> **YOUR GOAL**: In your copy, leave out the pictures; write out all the data exactly.

** Start of DATA SECTION **

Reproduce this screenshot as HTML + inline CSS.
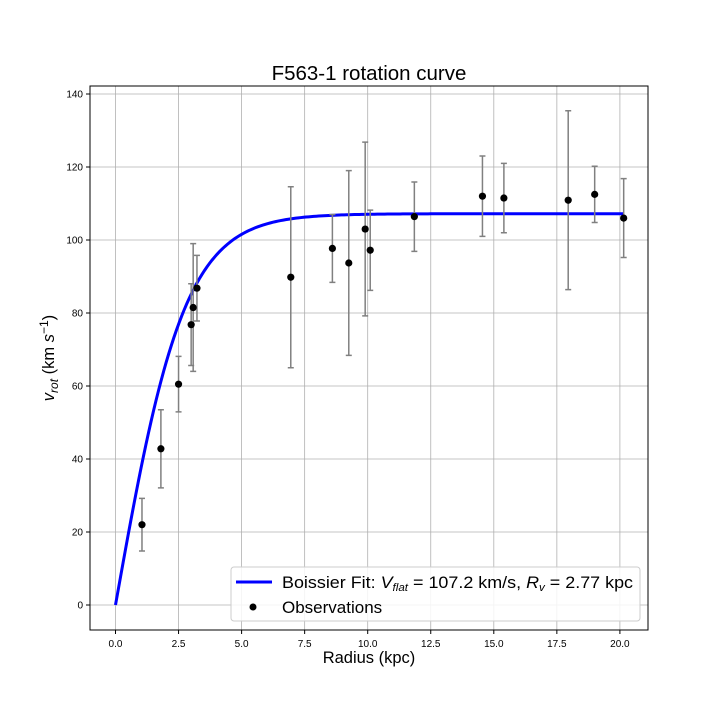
<!DOCTYPE html>
<html><head><meta charset="utf-8"><style>
body{margin:0;background:#fff;}
svg text{font-family:"Liberation Sans","DejaVu Sans",sans-serif;}
</style></head><body>
<svg id="c" width="720" height="720" xmlns="http://www.w3.org/2000/svg">
<rect width="720" height="720" fill="#fff"/>
<g id="grid"></g>
<g id="ticks"></g>
<g id="series"></g>
<rect x="90" y="86" width="558" height="544" fill="none" stroke="#000" stroke-width="1"/>
<text x="369" y="80" font-size="20.5" text-anchor="middle">F563-1 rotation curve</text>
<text x="369" y="663" font-size="16.5" text-anchor="middle">Radius (kpc)</text>
<text transform="translate(54,358) rotate(-90)" font-size="16.5" text-anchor="middle"><tspan font-style="italic">v</tspan><tspan font-size="12" dy="4" font-style="italic">rot</tspan><tspan dy="-4"> (km </tspan><tspan font-style="italic">s</tspan><tspan font-size="12" dy="-6">−1</tspan><tspan dy="6">)</tspan></text>
<g>
<rect x="231" y="567" width="409" height="54" rx="3" fill="#fff" fill-opacity="0.85" stroke="#ccc"/>
<line x1="236" y1="582" x2="272" y2="582" stroke="#0000ff" stroke-width="3"/>
<text x="282" y="588" font-size="17" textLength="351" lengthAdjust="spacingAndGlyphs">Boissier Fit: <tspan font-style="italic">V</tspan><tspan font-size="11" dy="3" font-style="italic">flat</tspan><tspan dy="-3"> = 107.2 km/s, </tspan><tspan font-style="italic">R</tspan><tspan font-size="11" dy="3" font-style="italic">v</tspan><tspan dy="-3"> = 2.77 kpc</tspan></text>
<circle cx="253" cy="607" r="3.5" fill="#000"/>
<text x="282" y="613" font-size="17">Observations</text>
</g>
</svg>
<script>
const radius=[1.05,1.8,2.5,3.0,3.08,3.23,6.95,8.6,9.25,9.9,10.1,11.85,14.55,15.4,17.95,19.0,20.15];
const vrot=[22,42.8,60.5,76.8,81.5,86.8,89.8,97.7,93.7,103,97.2,106.4,112,111.5,110.9,112.5,106];
const verr=[7.2,10.7,7.6,11.2,17.5,9,24.8,9.3,25.3,23.8,11,9.5,11,9.5,24.5,7.7,10.8];
const xTicks=[0,2.5,5,7.5,10,12.5,15,17.5,20];
const yTicks=[0,20,40,60,80,100,120,140];
const vflat=107.2, rv=2.77;
const NS="http://www.w3.org/2000/svg";
const X=v=>115.5+v*25.22;
const Y=v=>605-v*3.65;
const grid=document.getElementById('grid'),ticks=document.getElementById('ticks'),series=document.getElementById('series');
function mk(t,a,p){const e=document.createElementNS(NS,t);for(const k in a)e.setAttribute(k,a[k]);p.appendChild(e);return e;}
xTicks.forEach(t=>{
 const g=mk('line',{x1:X(t),x2:X(t),y1:86,y2:630,stroke:'#b0b0b0','stroke-width':0.8},grid);
 
 
 const tk=mk('line',{x1:X(t),x2:X(t),y1:630,y2:634,stroke:'#000'},ticks);
 
 
 const tx=mk('text',{x:X(t),y:647,'font-size':10,'text-anchor':'middle'},ticks);tx.textContent=t.toFixed(1);
 
 
});
yTicks.forEach(t=>{
 const g=mk('line',{x1:90,x2:648,y1:Y(t),y2:Y(t),stroke:'#b0b0b0','stroke-width':0.8},grid);
 
 
 const tk=mk('line',{x1:86,x2:90,y1:Y(t),y2:Y(t),stroke:'#000'},ticks);
 
 
 const tx=mk('text',{x:83,y:Y(t)+3.5,'font-size':10,'text-anchor':'end'},ticks);tx.textContent=t;
 
 
});
let d='';
for(let i=0;i<=200;i++){const r=20.15*i/200;const v=vflat*Math.tanh(r/rv);d+=(i?'L':'M')+X(r).toFixed(2)+','+Y(v).toFixed(2);}
const fit=mk('path',{d:d,fill:'none',stroke:'#0000ff','stroke-width':3},series);


radius.forEach((r,i)=>{
 const x=X(r),t=Y(vrot[i]+verr[i]),b=Y(vrot[i]-verr[i]);
 const e=mk('path',{d:`M${x},${t}L${x},${b}M${x-3},${t}L${x+3},${t}M${x-3},${b}L${x+3},${b}`,stroke:'#808080','stroke-width':1.5,fill:'none'},series);
 
 
});
radius.forEach((r,i)=>{
 const c=mk('circle',{cx:X(r),cy:Y(vrot[i]),r:3.6,fill:'#000'},series);
 
 
});
</script>
</body></html>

** End of DATA SECTION **

> **TASK ANSWER**:
Reproduce this screenshot as HTML + inline CSS.
<!DOCTYPE html>
<html><head><meta charset="utf-8"><style>
body{margin:0;background:#fff;}
svg text{font-family:"Liberation Sans","DejaVu Sans",sans-serif;}
</style></head><body>
<svg id="c" width="720" height="720" xmlns="http://www.w3.org/2000/svg">
<rect width="720" height="720" fill="#fff"/>
<g id="grid"></g>
<g id="ticks"></g>
<g id="series"></g>
<rect x="90" y="86" width="558" height="544" fill="none" stroke="#000" stroke-width="1"/>
<text x="369" y="80" font-size="20.5" text-anchor="middle">F563-1 rotation curve</text>
<text x="369" y="663" font-size="16.5" text-anchor="middle">Radius (kpc)</text>
<text transform="translate(54,358) rotate(-90)" font-size="16.5" text-anchor="middle"><tspan font-style="italic">v</tspan><tspan font-size="12" dy="4" font-style="italic">rot</tspan><tspan dy="-4"> (km </tspan><tspan font-style="italic">s</tspan><tspan font-size="12" dy="-6">−1</tspan><tspan dy="6">)</tspan></text>
<g>
<rect x="231" y="567" width="409" height="54" rx="3" fill="#fff" fill-opacity="0.85" stroke="#ccc"/>
<line x1="236" y1="582" x2="272" y2="582" stroke="#0000ff" stroke-width="3"/>
<text x="282" y="588" font-size="17" textLength="351" lengthAdjust="spacingAndGlyphs">Boissier Fit: <tspan font-style="italic">V</tspan><tspan font-size="11" dy="3" font-style="italic">flat</tspan><tspan dy="-3"> = 107.2 km/s, </tspan><tspan font-style="italic">R</tspan><tspan font-size="11" dy="3" font-style="italic">v</tspan><tspan dy="-3"> = 2.77 kpc</tspan></text>
<circle cx="253" cy="607" r="3.5" fill="#000"/>
<text x="282" y="613" font-size="17">Observations</text>
</g>
</svg>
<script>
const radius=[1.05,1.8,2.5,3.0,3.08,3.23,6.95,8.6,9.25,9.9,10.1,11.85,14.55,15.4,17.95,19.0,20.15];
const vrot=[22,42.8,60.5,76.8,81.5,86.8,89.8,97.7,93.7,103,97.2,106.4,112,111.5,110.9,112.5,106];
const verr=[7.2,10.7,7.6,11.2,17.5,9,24.8,9.3,25.3,23.8,11,9.5,11,9.5,24.5,7.7,10.8];
const xTicks=[0,2.5,5,7.5,10,12.5,15,17.5,20];
const yTicks=[0,20,40,60,80,100,120,140];
const vflat=107.2, rv=2.77;
const NS="http://www.w3.org/2000/svg";
const X=v=>115.5+v*25.22;
const Y=v=>605-v*3.65;
const grid=document.getElementById('grid'),ticks=document.getElementById('ticks'),series=document.getElementById('series');
function mk(t,a,p){const e=document.createElementNS(NS,t);for(const k in a)e.setAttribute(k,a[k]);p.appendChild(e);return e;}
xTicks.forEach(t=>{
 const g=mk('line',{x1:X(t),x2:X(t),y1:86,y2:630,stroke:'#b0b0b0','stroke-width':0.8},grid);
 
 
 const tk=mk('line',{x1:X(t),x2:X(t),y1:630,y2:634,stroke:'#000'},ticks);
 
 
 const tx=mk('text',{x:X(t),y:647,'font-size':10,'text-anchor':'middle'},ticks);tx.textContent=t.toFixed(1);
 
 
});
yTicks.forEach(t=>{
 const g=mk('line',{x1:90,x2:648,y1:Y(t),y2:Y(t),stroke:'#b0b0b0','stroke-width':0.8},grid);
 
 
 const tk=mk('line',{x1:86,x2:90,y1:Y(t),y2:Y(t),stroke:'#000'},ticks);
 
 
 const tx=mk('text',{x:83,y:Y(t)+3.5,'font-size':10,'text-anchor':'end'},ticks);tx.textContent=t;
 
 
});
let d='';
for(let i=0;i<=200;i++){const r=20.15*i/200;const v=vflat*Math.tanh(r/rv);d+=(i?'L':'M')+X(r).toFixed(2)+','+Y(v).toFixed(2);}
const fit=mk('path',{d:d,fill:'none',stroke:'#0000ff','stroke-width':3},series);


radius.forEach((r,i)=>{
 const x=X(r),t=Y(vrot[i]+verr[i]),b=Y(vrot[i]-verr[i]);
 const e=mk('path',{d:`M${x},${t}L${x},${b}M${x-3},${t}L${x+3},${t}M${x-3},${b}L${x+3},${b}`,stroke:'#808080','stroke-width':1.5,fill:'none'},series);
 
 
});
radius.forEach((r,i)=>{
 const c=mk('circle',{cx:X(r),cy:Y(vrot[i]),r:3.6,fill:'#000'},series);
 
 
});
</script>
</body></html>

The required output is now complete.